Dans le cadre du projet « Correspondances citoyennes », je souhaite faire l’expérience d’une sociologie qui s’élabore en situation (d’où l’importance que je sois également en résidence) et en interaction constante avec les autres acteurs du projet. Le travail sociologique devient alors une composante à part entière du projet, à l’égal des autres. Il n’agit ni à côté, ni à distance mais de l’intérieur et par l’intérieur sur un mode à la fois critique et contributif. La sociologie devient un des langages possibles du projet – un parmi d’autres. Elle est suffisamment acclimatée et immergée pour devenir un des langages vernaculaires de l’expérience. Le projet doit pouvoir se parler sociologiquement, comme il se parle politiquement, ordinairement, corporellement, plastiquement, selon le bon vouloir de chacun. C’est cette tentative de « naturalisation » et de dé-spécialisation qui m’intéresse au plus haut point. Voilà ce qu’il en est de la démarche. Quant au contenu de mon travail, deux questions me préoccupent. L’une porte sur le projet lui-même et l’expérience commune qui peut en émerger. Qu’est-ce que nous fabriquons ensemble et qu’est ce que nous fabriquons de commun alors que nous nous rencontrons dans un cadre plutôt artificiel, au moins à son début (c’est le projet, et son financement !, qui provoque cette rencontre entre des personnes d’horizons différents, qui ne se sont pas « choisies ») ? L’autre concerne le contenu même du projet, à savoir les récits de migration restitués dans les correspondances. Quelles perspectives communes se dessinent à travers cette diversité de récit ? Quel « commun » se donne à voir et à lire dans ces trajectoires ? Qu’est-ce que ces migrations nous disent de nous-mêmes et de ce que nous aspirons à devenir ? Dans quelle mesure parvenons-nous à accéder à des questions et enjeux globaux à partir de cette multiplicité de récits singuliers et contextualisés ?
« Correspondances citoyennes » me donne l’opportunité de m’impliquer dans un processus de relative longue durée, assez hétérogène du fait de la diversité des participants et des lieux.
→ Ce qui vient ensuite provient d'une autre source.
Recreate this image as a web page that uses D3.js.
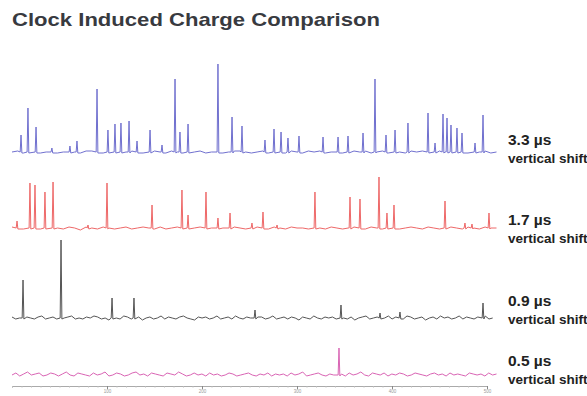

Le processus est par ailleurs discontinu avec trois séquences successives (les résidences dans les quartiers) et plusieurs ponctuations (rencontres intermédiaires, bilans…). Et pourtant, ce processus va donner forme à un commun – un commun qui n’a aucunement vocation à niveler les situations et à gommer les différences. Cette énigme théorique et pratique me motive tout particulièrement. Par ailleurs, je trouve extrêmement intéressant que les récits de migration (ou que des récits associés à une migration) se fraient leur chemin dans le cadre d’une correspondance, à savoir dans ce moment incertain qui n’appartient déjà plus complètement à celui qui prend la parole sans qu’il soit encore véritablement approprié par celui qui la reçoit, la lit ou l’écoute. La correspondance est vraiment un espace entre deux, un espace en transition, authentiquement partagé entre celui qui s’exprime et celui qui l’écoute ou le lit – un espace, à ce titre, profondément socialisant. Le passage par la correspondance permet au récit de donner tout sa mesure, à savoir la possibilité pour quelqu’un de découvrir et de parcourir une expérience qui n’est pas la sienne mais qu’il réussira en partie à faire sienne parce que, justement, son interlocuteur lui en fait le récit.